Erdoğan, enflasyonları ile faiz oranları arasında 10 kata varan farklar bulunan ülkeleri görmezden gelerek, Türkiye'deki tabloyu bir "felaket habercisi" olarak anlatanların niyetlerini sorgulamanın kendilerinin de hakkı olduğunu belirtti.
Salgın döneminde yaşadığı sağlık krizine ve toplumsal kırılmalara karşı yetersiz kalan siyasi ve ekonomik sorunlara çözüm bulmakta zorlanan bir sisteme umut bağlayanları, tüm bu hakikatleri görmeye davet ettiğini ifade eden Erdoğan, "Mesela Hazinemizin borçlanma faizlerini belirleyen risk primlerinin yüksekliğinin Türk ekonomisinin gerçekleriyle hiçbir ilgisinin olmadığını vicdan sahibi her iktisatçı teslim ediyor." ifadesini kullandı.
Dünya ekonomisinin önündeki riskler artarak sürerken Türkiye'nin önündeki fırsatların değerlendirilmesini engelleyecek yaklaşımlardan herkesin kaçınması çağrısında bulunan Erdoğan, şunları kaydetti:
"Küresel ekonominin değişen yapısı içinde üretim, inovasyon, yeşil dönüşüm, dijital dönüşüm gibi konular öne çıkarken, hala eski dünyanın kalıplarıyla ülkemizi değerlendirenler önce kendilerini yenilemelidir. Biz zamanın ruhunu okuyarak milletimize yeni bir vizyon teklif ediyoruz. Yegane malzemesi istemezükçülük olanların milletimize teklif ettiği tek şey ise eski Türkiye'yi geri getirmektir.
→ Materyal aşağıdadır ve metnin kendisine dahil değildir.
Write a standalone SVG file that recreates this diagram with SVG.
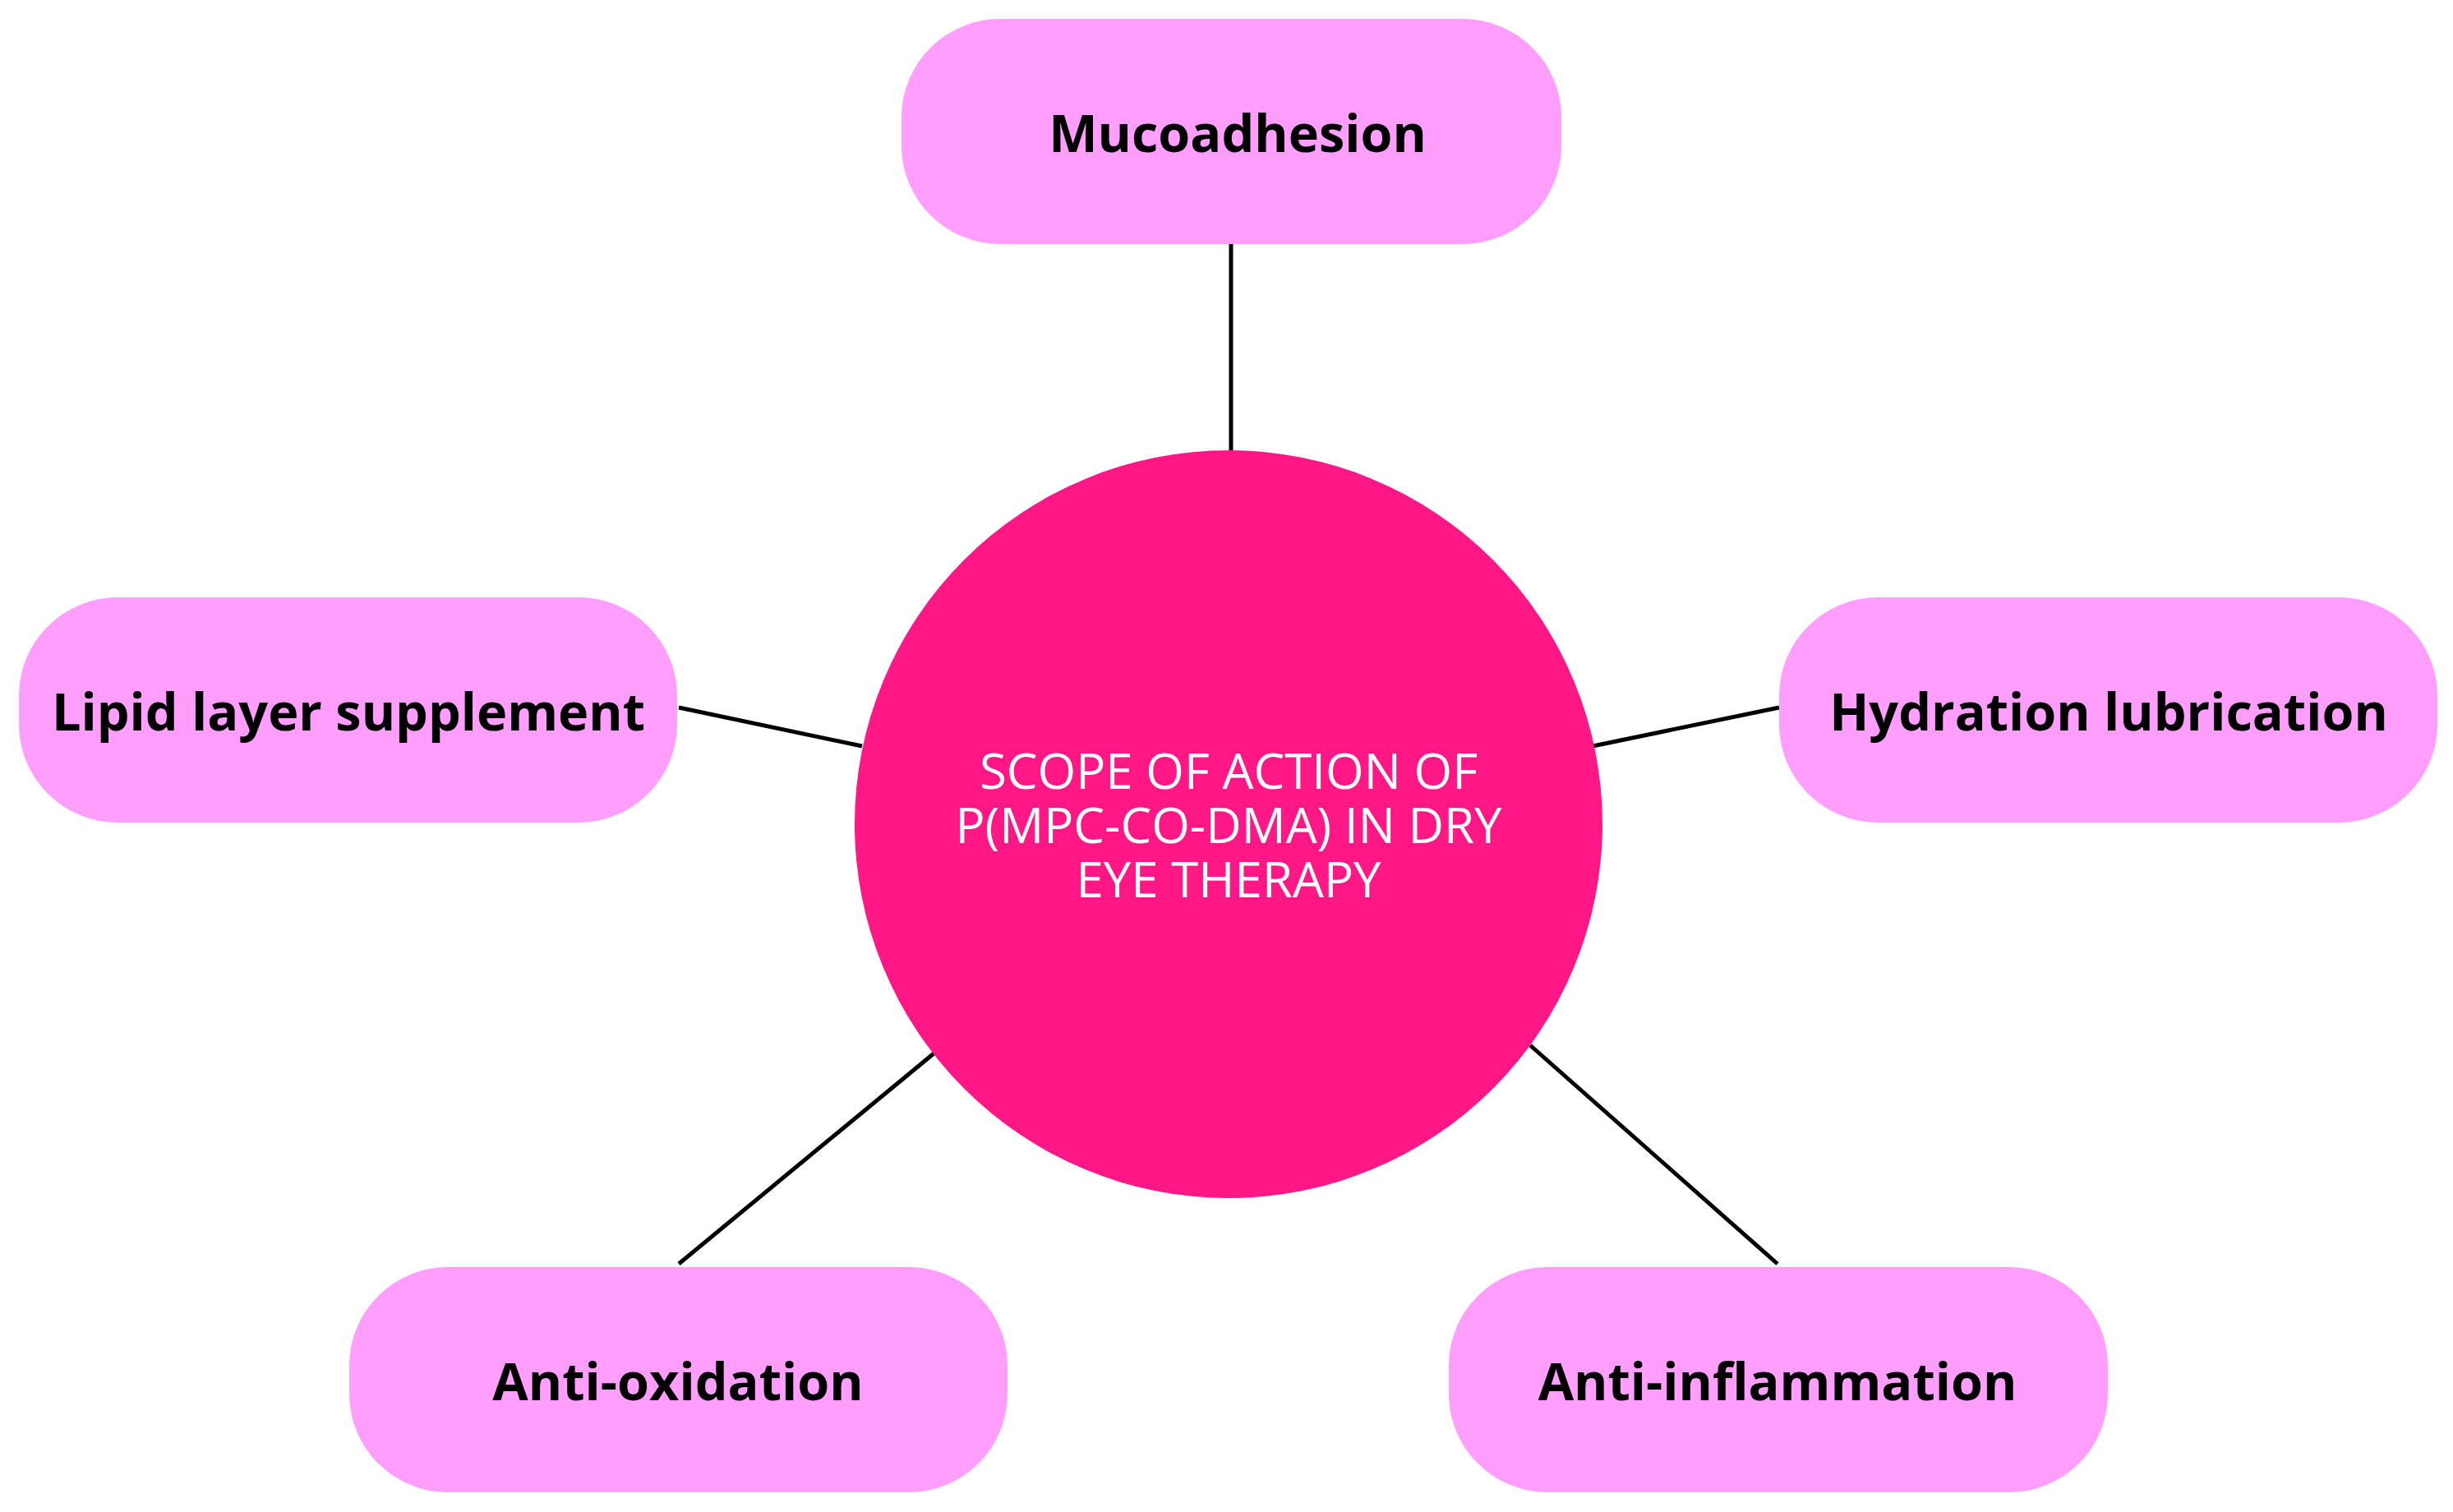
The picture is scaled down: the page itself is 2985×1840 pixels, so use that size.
<svg xmlns="http://www.w3.org/2000/svg" width="2985" height="1840" viewBox="0 0 2985 1840">
<style>
.box{fill:#ff9efd}
.lbl{font-family:"Open Sans","Noto Sans",sans-serif;font-weight:bold;font-size:63px;fill:#000;text-anchor:middle;dominant-baseline:central}
.ctr{font-family:"Open Sans","Noto Sans",sans-serif;font-size:60px;fill:#fff;text-anchor:middle;dominant-baseline:central}
.con line{stroke:#000;stroke-width:5}
</style>
<rect width="2985" height="1840" fill="#fff"/>
<g class="con" id="connectors">
<line x1="1498" y1="297" x2="1498" y2="552"/>
<line x1="826" y1="861" x2="1049" y2="908"/>
<line x1="1938" y1="908" x2="2165" y2="861"/>
<line x1="826" y1="1538" x2="1146" y2="1274"/>
<line x1="1862" y1="1272" x2="2163" y2="1538"/>
</g>
<g id="center"><circle cx="1495" cy="1003" r="455" fill="#ff1786"/>
<text class="ctr" x="1495" y="937">SCOPE OF ACTION OF</text>
<text class="ctr" x="1495" y="1003">P(MPC-CO-DMA) IN DRY</text>
<text class="ctr" x="1495" y="1069">EYE THERAPY</text></g>
<g id="mucoadhesion"><rect class="box" x="1097" y="23" width="803" height="274" rx="120"/><text class="lbl" x="1506" y="160">Mucoadhesion</text></g>
<g id="lipid"><rect class="box" x="23" y="727" width="801" height="274" rx="120"/><text class="lbl" x="424" y="864">Lipid layer supplement</text></g>
<g id="hydration"><rect class="box" x="2165" y="727" width="801" height="274" rx="120"/><text class="lbl" x="2566" y="864">Hydration lubrication</text></g>
<g id="antioxidation"><rect class="box" x="425" y="1542" width="801" height="274" rx="120"/><text class="lbl" x="825" y="1679">Anti-oxidation</text></g>
<g id="antiinflammation"><rect class="box" x="1763" y="1542" width="802" height="274" rx="120"/><text class="lbl" x="2163" y="1679">Anti-inflammation</text></g>
</svg>
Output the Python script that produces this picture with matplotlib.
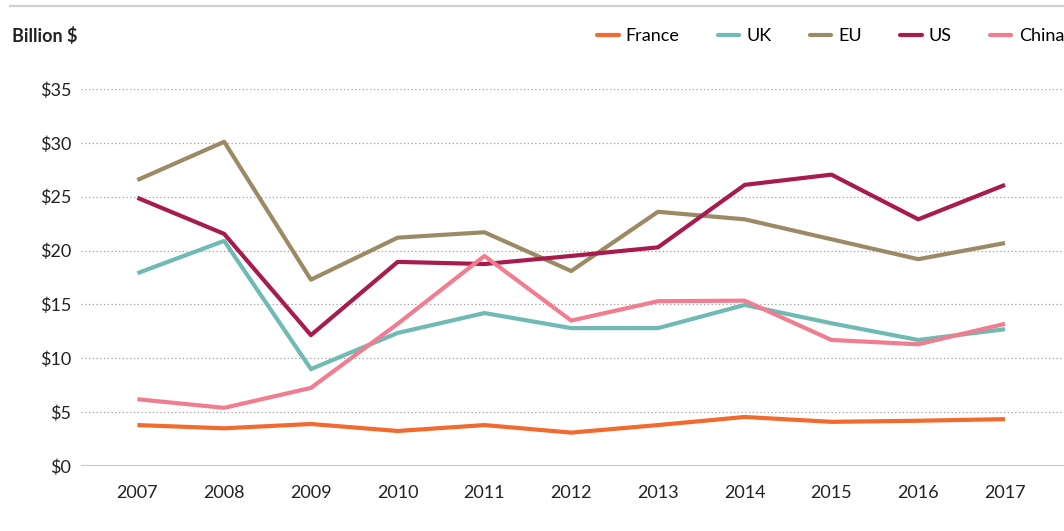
import matplotlib.pyplot as plt
from matplotlib.lines import Line2D

plt.rcParams['font.family'] = ['Lato', 'DejaVu Sans']

years = [2007, 2008, 2009, 2010, 2011, 2012, 2013, 2014, 2015, 2016, 2017]
france = [3.8, 3.5, 3.9, 3.25, 3.8, 3.1, 3.8, 4.55, 4.1, 4.2, 4.35]
uk = [17.9, 20.9, 9.0, 12.35, 14.2, 12.8, 12.8, 14.95, 13.25, 11.7, 12.7]
eu = [26.55, 30.1, 17.3, 21.2, 21.7, 18.1, 23.6, 22.9, 21.05, 19.2, 20.7]
us = [24.9, 21.55, 12.15, 18.95, 18.75, 19.5, 20.3, 26.1, 27.05, 22.9, 26.1]
china = [6.2, 5.4, 7.25, 13.2, 19.5, 13.5, 15.3, 15.35, 11.7, 11.3, 13.2]

names = ['France', 'UK', 'EU', 'US', 'China']
colours = ['#f26a2e', '#6fbab3', '#9c8a64', '#a81b4e', '#f07d90']
yTicks = [0, 5, 10, 15, 20, 25, 30, 35]

fig = plt.figure(figsize=(10.64, 5.31), dpi=100)
ax = fig.add_axes([81 / 1064, 1 - 466 / 531, 1 - 81 / 1064, (466 - 89) / 531])

for series, colour in zip([france, uk, eu, us, china], colours):
    ax.plot(years, series, color=colour, linewidth=3, solid_capstyle='butt', zorder=3)

ax.set_xlim(2006.35, 2017.68)
ax.set_ylim(0, 35)
ax.set_xticks(years)
ax.set_yticks(yTicks)
ax.set_yticklabels(['$' + str(v) for v in yTicks])
ax.tick_params(axis='both', length=0, labelsize=13, colors='#222222')
ax.tick_params(axis='y', pad=7)
ax.tick_params(axis='x', pad=14)
for v in yTicks[1:]:
    ax.axhline(v, color='#a0a0a0', linewidth=0.9, linestyle=(0, (1, 2)), zorder=1)
ax.axhline(0, color='#c8c8c8', linewidth=1.5, zorder=1)
for side in ax.spines.values():
    side.set_visible(False)

# rule along the top and the unit label
fig.add_artist(Line2D([10 / 1064, 1], [1 - 6 / 531, 1 - 6 / 531], color='#d0d0d0', linewidth=1.6))
fig.text(12 / 1064, 1 - 36 / 531, 'Billion $', fontsize=13, fontweight='bold', color='#222222', va='center')

handles = [Line2D([], [], color=c, linewidth=3, solid_capstyle='round') for c in colours]
fig.legend(handles, names, loc='center right', bbox_to_anchor=(1.0, 1 - 36 / 531), ncol=5, frameon=False,
           fontsize=13, handlelength=1.2, handletextpad=0.4, columnspacing=2.1, borderaxespad=0, borderpad=0)

fig.savefig('out.png', dpi=100)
Biz milletimize eski Türkiye alışkanlıkları değil, 2023 hedefleri, 2053 vizyonu Türkiye'si doğrultusunda hizmet etmeyi sürdüreceğiz. Elimizdeki imkanlara bakacağız, potansiyelimize bakacağız, gerçekleşmelere bakacağız, verilere bakacağız, dünyaya bakacağız, ihtiyaçlara bakacağız. Tüm bunların ışığında politikalarımızı sürekli geliştirerek yolumuza devam edeceğiz."